Quand vous suivez un cours de finance on vous parle des méthodes dites de "rendements excédentaires". En gros vous disposez d'un capital et vous le placez dans une entreprise si cela rapporte plus que de le placer sur le marché. Sur le marché veut dire : dans d'autres entreprises qui rapportent plus que la dite première entreprise, c'est à dire là où il y a des rendements excédentaires (soit au bas mot 15% comme l'espèrent les financiers ; comme le disait je ne sais plus qui, si l'économie croît de 3% par an d'où viennent les 15%...?). A ce train là... on peut tout imaginer. (exemple: http://www.orientationfinance.com/accueil/detail.asp?IdC=238&IdD=20154 )
Appliqué au présent cas cela veut dire que les actionnaires ont trouvé plus rentable ailleurs. Ce qui compte c'est la rentabilité MAXIMALE que l'on peut obtenir d'un capital (imaginez ce que cela donne avec les colossales masses financières accumulées par les fonds de pensions américains ou anglais qui pratiquent ainsi, ou les Hedge Funds).
C'est parfaitement fidèle au principe du libéralisme, qu'on appelle l'efficience des marchés. En théorie, car en pratique... c'est une autre histoire, comme on peut le constater; mais si vous le constatez, les libéraux vous diront que ce n'est pas un problème d'économie. Comme le dit si justement Joseph Stiglitz (qui critique les libéraux), ils vous diront que si les chômeurs ont des problèmes de dépression ou de suicide, cela concerne... les psychologues (et non point les économistes libéraux). Donc les Grecs qui se suicident ont un problème de psychologie; le marasme qui touche leur pays n'y est pour rien. Même si le nombre de suicides s'est envolé en Grèce depuis 2010.

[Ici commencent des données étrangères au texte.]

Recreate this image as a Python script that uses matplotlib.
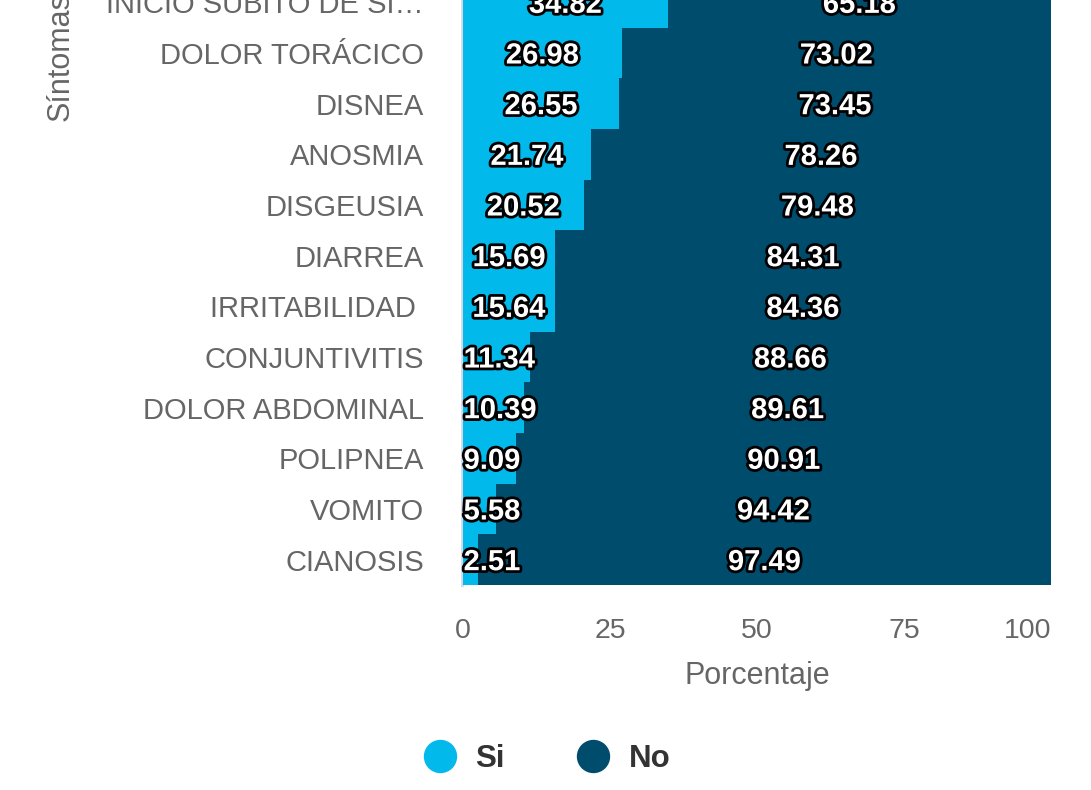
import matplotlib
matplotlib.use("Agg")
import matplotlib.pyplot as plt
import matplotlib.patheffects as pe
from matplotlib.lines import Line2D

plt.rcParams['font.family'] = ['Liberation Sans', 'DejaVu Sans']

# data, bottom row first
sintomas = ['CIANOSIS', 'VOMITO', 'POLIPNEA', 'DOLOR ABDOMINAL', 'CONJUNTIVITIS',
            'IRRITABILIDAD ', 'DIARREA', 'DISGEUSIA', 'ANOSMIA', 'DISNEA',
            'DOLOR TORÁCICO', 'INICIO SUBITO DE SI…']
si = [2.51, 5.58, 9.09, 10.39, 11.34, 15.64, 15.69, 20.52, 21.74, 26.55, 26.98, 34.82]
no = [97.49, 94.42, 90.91, 89.61, 88.66, 84.36, 84.31, 79.48, 78.26, 73.45, 73.02, 65.18]
xticks = [0, 25, 50, 75, 100]

c_si = '#02B9EC'
c_no = '#004C6D'
grey = '#666666'

W, H = 1091, 790
fig = plt.figure(figsize=(W / 100, H / 100), dpi=100)
# axes runs off the top of the picture (cropped chart)
ax = fig.add_axes([463 / W, 205 / H, 588 / W, (585 + 23) / H])

y = list(range(len(sintomas)))
ax.barh(y, si, height=1.0, color=c_si, zorder=2)
ax.barh(y, no, left=si, height=1.0, color=c_no, zorder=2)

stroke = [pe.withStroke(linewidth=4, foreground='black')]
for yi, s, n in zip(y, si, no):
    ty = yi - 0.05
    if s / 2 < 6.5:
        ax.text(0.1, ty, f'{s:.2f}', ha='left', va='center', color='white',
                fontsize=21, fontweight='bold', path_effects=stroke, zorder=3)
    else:
        ax.text(s / 2, ty, f'{s:.2f}', ha='center', va='center', color='white',
                fontsize=21, fontweight='bold', path_effects=stroke, zorder=3)
    ax.text(s + n / 2, ty, f'{n:.2f}', ha='center', va='center', color='white',
            fontsize=21, fontweight='bold', path_effects=stroke, zorder=3)

ax.set_xlim(0, 100)
ax.set_ylim(-0.5, len(sintomas) - 0.5)
ax.set_yticks(y)
ax.set_yticklabels(sintomas, va='center_baseline')
ax.set_xticks(xticks)
ax.tick_params(axis='y', length=0, pad=28, labelsize=21, labelcolor=grey)
ax.tick_params(axis='x', length=0, pad=24, labelsize=20.5, labelcolor=grey)
ax.get_xticklabels()[-1].set_horizontalalignment('right')
for sp in ax.spines.values():
    sp.set_visible(False)
ax.grid(axis='x', color='#D8DCE8', linewidth=1.5, zorder=0)
ax.axvline(-0.25, color='#D3D8E8', linewidth=2, zorder=1, clip_on=False)
ax.set_axisbelow(True)

ax.set_xlabel('Porcentaje', fontsize=22, color=grey, labelpad=12)
ax.set_ylabel('Síntomas', fontsize=22, color=grey)
ax.yaxis.set_label_coords(76 / W, (H - 57) / H, transform=fig.transFigure)

handles = [Line2D([], [], marker='o', linestyle='', markersize=23, color=c_si),
           Line2D([], [], marker='o', linestyle='', markersize=23, color=c_no)]
fig.legend(handles, ['Si', 'No'], loc='center', bbox_to_anchor=(0.5, (H - 759) / H),
           ncol=2, frameon=False, handlelength=1.2, handletextpad=0.55, columnspacing=2.2,
           prop={'size': 22.5, 'weight': 'bold'}, labelcolor='#333333')

fig.savefig('out.png', dpi=100)
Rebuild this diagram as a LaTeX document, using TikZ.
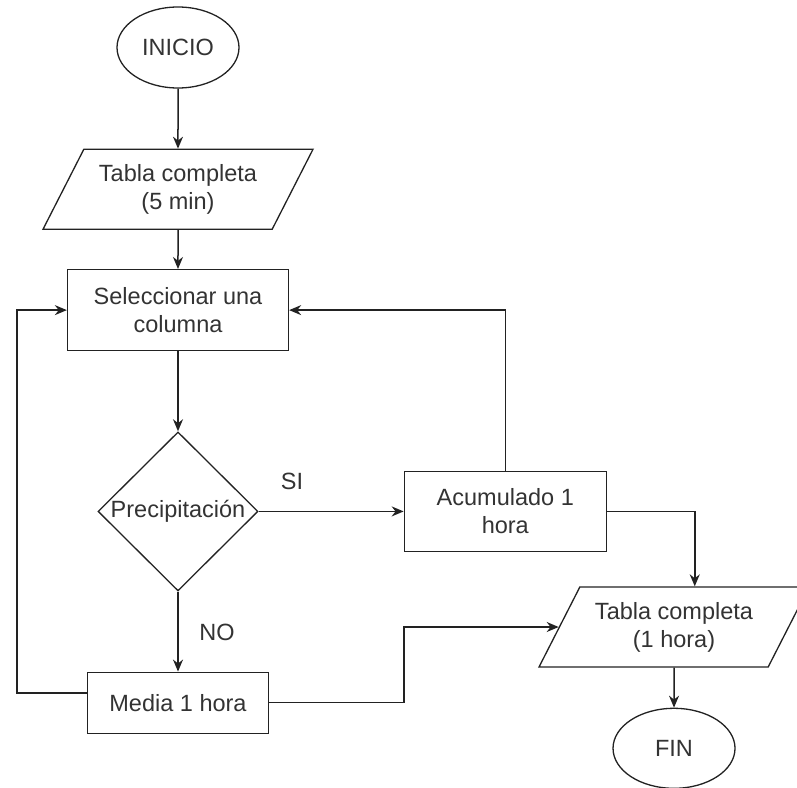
\documentclass[tikz,border=0pt]{standalone}
\usepackage{fontspec}
\setmainfont{Liberation Sans}
\usepackage{tikz}
\usetikzlibrary{shapes.geometric, arrows.meta, positioning}
\definecolor{linegray}{HTML}{222222}
\definecolor{textgray}{HTML}{333333}
\newcommand{\flowfont}{\fontsize{23.5}{28}\selectfont}
\tikzstyle{startstop} = [ellipse, minimum width=122pt, minimum height=81pt, inner sep=0pt,
  draw=linegray, line width=1.3pt, font=\flowfont, text=textgray]
\tikzstyle{iobox} = [trapezium, trapezium left angle=50.7, trapezium right angle=129.3,
  trapezium stretches body, minimum width=270pt, minimum height=80pt, inner sep=0pt,
  align=center, draw=linegray, line width=1.3pt, font=\flowfont, text=textgray]
\tikzstyle{processbox} = [rectangle, minimum width=200pt, minimum height=80pt, inner sep=0pt,
  align=center, draw=linegray, line width=1.3pt, font=\flowfont, text=textgray]
\tikzstyle{decisionbox} = [diamond, minimum width=160pt, minimum height=159pt, inner sep=0pt,
  draw=linegray, line width=1.3pt, font=\flowfont, text=textgray]
\tikzstyle{edgelabel} = [font=\flowfont, text=textgray]
\tikzstyle{arrow} = [line width=1.5pt, draw=linegray, -{Stealth[length=12pt, width=10pt]}]

\begin{document}
\begin{tikzpicture}[x=1pt, y=-1pt]
  \useasboundingbox (0,0) rectangle (797,787);
  \clip (0,0) rectangle (797,787);

  \node (inicio) [startstop] at (178,47.5) {INICIO};
  \node (tabla1) [iobox, below=60pt of inicio] {Tabla completa\\(5 min)};
  \node (sel)    [processbox, below=39pt of tabla1, minimum width=221pt, minimum height=81pt] {Seleccionar una\\columna};
  \node (prec)   [decisionbox, below=80pt of sel] {\makebox[0pt]{Precipitación}};
  \node (acum)   [processbox, right=145pt of prec, minimum width=202pt] {Acumulado 1\\hora};
  \node (media)  [processbox, below=80pt of prec, minimum width=181pt, minimum height=61pt] {Media 1 hora};
  \node (tabla2) [iobox] at (674,627) {Tabla completa\\(1 hora)};
  \node (fin)    [startstop, below=40pt of tabla2, minimum height=80pt] {FIN};

  \draw[arrow] (inicio) -- (tabla1);
  \draw[arrow] (tabla1) -- (sel);
  \draw[arrow] (sel) -- (prec);
  \draw[arrow] (prec) -- node[edgelabel, pos=0.23, yshift=30pt] {SI} (acum);
  \draw[arrow] (prec) -- node[edgelabel, pos=0.51, xshift=39pt] {NO} (media);
  \draw[arrow] (acum.north) |- (sel.east);
  \draw[arrow] ([yshift=9.5pt]media.west) -- ++(-70,0) |- (sel.west);
  \draw[arrow] (media.east) -- ++(135,0) |- (tabla2.left side);
  \draw[arrow] (acum.east) -| (tabla2.top side);
  \draw[arrow] (tabla2) -- (fin);
\end{tikzpicture}
\end{document}
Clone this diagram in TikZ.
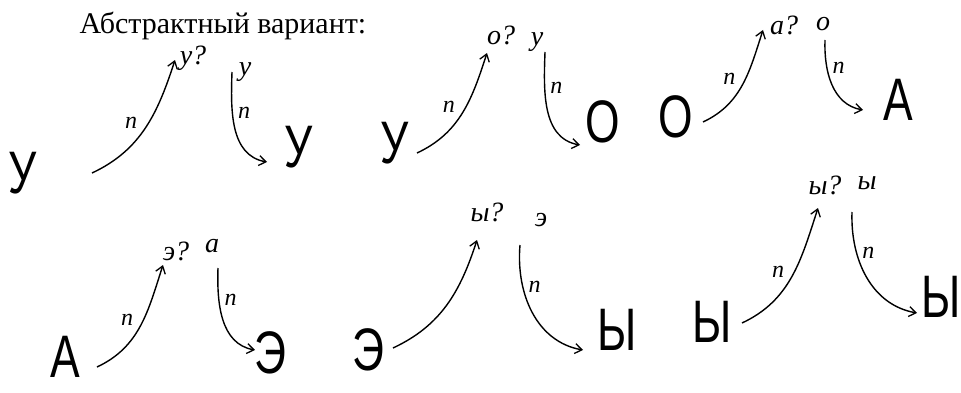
\documentclass[tikz,border=0pt]{standalone}
\usepackage{fontspec}
\setmainfont{Liberation Serif}
\newfontfamily\capsfont{Liberation Sans}
\usetikzlibrary{arrows.meta}
\tikzset{
  big/.style={inner sep=0pt, anchor=base, font=\capsfont\fontsize{60}{62}\selectfont},
  small/.style={inner sep=0pt, font=\itshape\fontsize{28}{30}\selectfont},
  lab/.style={inner sep=0pt, font=\itshape\fontsize{24}{26}\selectfont},
  arr/.style={line width=1.4pt, -{Straight Barb[length=7pt,width=10pt,line width=1.3pt]}},
}
\newcommand{\nc}[1]{\scalebox{0.74}[1]{#1}}
\begin{document}
\begin{tikzpicture}[x=1pt,y=1pt]
\useasboundingbox (0,0) rectangle (961,392);
\clip (0,0) rectangle (961,392);
\fill[white] (0,0) rectangle (961,392);
\node[font=\fontsize{30}{34}\selectfont, inner sep=0pt] (hdr) at (223,366) {Абстрактный вариант:};
% row 1
\node[big] (u1) at (23,199) {\nc{У}};
\node[small] (q1) at (193,334) {у?};
\node[small] (s1) at (245,320) {у};
\node[big] (u2) at (299,225) {\nc{У}};
\node[big] (u3) at (395,229) {\nc{У}};
\node[small] (q2) at (501,357) {о?};
\node[small] (s2) at (537,350) {у};
\node[big] (o1) at (603,250) {\nc{О}};
\node[big] (o2) at (676,255) {\nc{О}};
\node[small] (q3) at (784,367) {а?};
\node[small] (s3) at (823,368) {о};
\node[big] (a1) at (898,272) {\nc{А}};
\coordinate (a1s) at (92,219); \coordinate (a1e) at (175,332);
\coordinate (a2s) at (232,320); \coordinate (a2e) at (267,230);
\coordinate (a3s) at (417,239); \coordinate (a3e) at (487,339);
\coordinate (a4s) at (545,340); \coordinate (a4e) at (580,247);
\coordinate (a5s) at (703,270); \coordinate (a5e) at (763,362);
\coordinate (a6s) at (825,352); \coordinate (a6e) at (863,282);
\draw[arr] (a1s) to[out=25,in=-108] node[lab, pos=0.45, above left=4pt] (l1) {п} (a1e);
\draw[arr] (a2s) to[out=-92,in=170] node[lab, pos=0.35, right=5pt] (l2) {п} (a2e);
\draw[arr] (a3s) to[out=25,in=-108] node[lab, pos=0.45, above left=4pt] (l3) {п} (a3e);
\draw[arr] (a4s) to[out=-92,in=170] node[lab, pos=0.3, right=5pt] (l4) {п} (a4e);
\draw[arr] (a5s) to[out=25,in=-108] node[lab, pos=0.45, above left=4pt] (l5) {п} (a5e);
\draw[arr] (a6s) to[out=-92,in=170] node[lab, pos=0.3, right=5pt] (l6) {п} (a6e);
% row 2
\node[big] (a2) at (65,15) {\nc{А}};
\node[small] (q4) at (176,141) {э?};
\node[small] (s4) at (212,146) {а};
\node[big] (e1) at (270,19) {\nc{Э}};
\node[big] (e2) at (368,22) {\nc{Э}};
\node[small] (q5) at (487,180) {ы?};
\node[small] (s5) at (541,172) {э};
\node[big] (y1) at (617,42) {\nc{Ы}};
\node[big] (y2) at (712,50) {\nc{Ы}};
\node[small] (q6) at (825,207) {ы?};
\node[small] (s6) at (867,209) {ы};
\node[big] (y3) at (941,75) {\nc{Ы}};
\coordinate (b1s) at (97,25); \coordinate (b1e) at (163,127);
\coordinate (b2s) at (218,124); \coordinate (b2e) at (255,42);
\coordinate (b3s) at (393,44); \coordinate (b3e) at (477,152);
\coordinate (b4s) at (520,147); \coordinate (b4e) at (583,42);
\coordinate (b5s) at (742,69); \coordinate (b5e) at (818,184);
\coordinate (b6s) at (852,180); \coordinate (b6e) at (917,79);
\draw[arr] (b1s) to[out=25,in=-108] node[lab, pos=0.45, above left=4pt] (m1) {п} (b1e);
\draw[arr] (b2s) to[out=-92,in=170] node[lab, pos=0.3, right=5pt] (m2) {п} (b2e);
\draw[arr] (b3s) to[out=25,in=-108] (b3e);
\draw[arr] (b4s) to[out=-95,in=170] node[lab, pos=0.3, right=5pt] (m4) {п} (b4e);
\draw[arr] (b5s) to[out=25,in=-108] node[lab, pos=0.45, above left=4pt] (m5) {п} (b5e);
\draw[arr] (b6s) to[out=-92,in=170] node[lab, pos=0.3, right=5pt] (m6) {п} (b6e);
\end{tikzpicture}
\end{document}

Ce qui fait froid dans le dos, c'est quand vous lisez par exemple des articles où l'on fait parler Gérard Larcher, ancien président du Sénat qui vous parle des fonds Blackstone et autres et qui s'émeut que rachetant des cliniques à tour de bras il ne finisse par les revendre faisant chuter dratisquement les prix... des cliniques... (http://www.recit.net/?Manoeuvres-autour-de-l)
Je vous l'ai dit, on peut tout imaginer.
Mais la question essentielle: qui a permis tout cela?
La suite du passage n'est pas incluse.